There is an interesting debate going on in the comments of this NPR article on the legal trouble some NFL players have been getting themselves into recently. Are NFL players getting more or less in trouble than "the average person"? The article states: "[The] data found that the percentage of players arrested in the NFL last year was 1.9 percent, compared with the 4.9 percent of American adults arrested in 2010," and goes on to suggesting that "football's popularity creates the perception that the problem is worse than the numbers suggest," but perhaps it is only a perception problem.

Commenters to the article make the great point that it really depends on who the NFL athletes are compared to. What should be the baseline here: "males only, ages 20-40 mainly", or "other people making $100,000+ salaries," or "[other people] arrested in the "normal" population [who] kept their jobs"?

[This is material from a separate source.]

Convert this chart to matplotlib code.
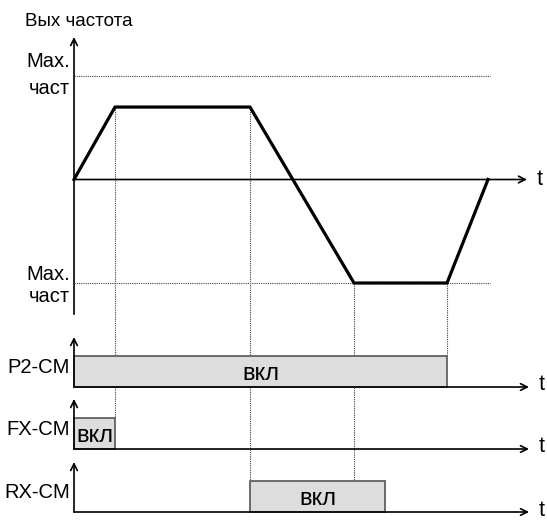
import matplotlib.pyplot as plt

# 时间点 (1 单位 = 10 px) 和输出频率 (相对最大频率)
t_pts = [0, 4.1, 17.6, 28.0, 37.3, 41.4]
f_pts = [0, 0.70, 0.70, -1.0, -1.0, 0]
f_max = 1.0

# 端子信号
sig_names = ['P2-CM', 'FX-CM', 'RX-CM']
sig_on = [0, 0, 17.6]
sig_off = [37.3, 4.1, 31.1]
sig_text = ['вкл', 'вкл', 'вкл']

# 虚线: 时间点索引, 结束于哪个信号条的顶部
guide_idx = [1, 2, 3, 4]
guide_row = [1, 2, 2, 0]

# 版面 (纵向像素单位)
FY0 = 179.5
FAMP = 103.5
SIG_BASE = [387, 449, 512]
SIG_H = 31
T_END = 45.3

font = ['Liberation Sans', 'DejaVu Sans']
FS = 14.5


def fy(f):
    return FY0 - f * FAMP


fig = plt.figure(figsize=(5.47, 5.20), dpi=100)
ax = fig.add_axes([0, 0, 1, 1])
ax.set_xlim(-7.4, 47.3)
ax.set_ylim(520, 0)
ax.axis('off')

arrow = dict(arrowstyle='->', color='black', lw=1.2, shrinkA=0, shrinkB=0,
             mutation_scale=12)

# 频率坐标轴
ax.plot([0, 0], [fy(-1.3), fy(0)], color='black', lw=1.2)
ax.annotate('', xy=(0, 37), xytext=(0, fy(0)), arrowprops=arrow)
ax.annotate('', xy=(T_END, fy(0)), xytext=(0, fy(0)), arrowprops=arrow)
ax.text(46.6, fy(0), 't', family=font, fontsize=FS + 1, ha='center',
        va='center')

# 最大频率虚线
for s in [1, -1]:
    ax.plot([0, 41.6], [fy(s * f_max)] * 2, color='#444444', lw=0.8,
            linestyle=(0, (1, 1)))

# 垂直虚线
for i, r in zip(guide_idx, guide_row):
    ax.plot([t_pts[i], t_pts[i]], [fy(f_pts[i]), SIG_BASE[r] - SIG_H],
            color='#444444', lw=0.8, linestyle=(0, (1, 1)), zorder=1)

# 频率曲线
ax.plot(t_pts, [fy(f) for f in f_pts], color='black', lw=2.3,
        solid_joinstyle='miter', zorder=3)

# 文字
ax.text(-4.9, 26, 'Вых частота', family=font, fontsize=13.5, ha='left',
        va='baseline')
for yb1, yb2 in [(67, 94), (280, 302)]:
    ax.text(-0.4, yb1, 'Max.', family=font, fontsize=FS, ha='right',
            va='baseline')
    ax.text(-0.4, yb2, 'част', family=font, fontsize=FS, ha='right',
            va='baseline')

# 信号
for name, on, off, txt, base in zip(sig_names, sig_on, sig_off, sig_text,
                                    SIG_BASE):
    ax.bar(on, -SIG_H, width=off - on, bottom=base, align='edge',
           color='#dddddd', edgecolor='#555555', lw=1.2, zorder=2)
    ax.annotate('', xy=(0, base - 50), xytext=(0, base), arrowprops=arrow)
    ax.annotate('', xy=(T_END + 0.2, base), xytext=(0, base),
                arrowprops=arrow, zorder=4)
    ax.text(46.8, base - 2, 't', family=font, fontsize=FS + 1, ha='center',
            va='center')
    ax.text(-0.4, base - 14, name, family=font, fontsize=FS, ha='right',
            va='baseline')
    ax.text((on + off) / 2, base - 7, txt, family=font, fontsize=17,
            ha='center', va='baseline', zorder=5)

fig.savefig('out.png', dpi=100)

Unsurprisingly, this is an issue that has preoccupied researchers before, and for a thorough statistical analysis of the topic, I recommend Criminal Violence of NFL Players Compared to the General Population by Alfred Blumstein and Jeff Benedict. The paper dates from 1999, so it would definitely benefit from an update, but it is interesting nonetheless. The authors use as their benchmark the young male population, adjusting for race. (They don't consider income because crime data depending on income levels is not readily available.) Their conclusion is that the NFL rates are well below those of the general population. In their words, the NFL players, who are winning games based on their physical strength on the field, might actually be exhibiting restraint - in the sense that they get less in trouble with the law than their peer group - off the field.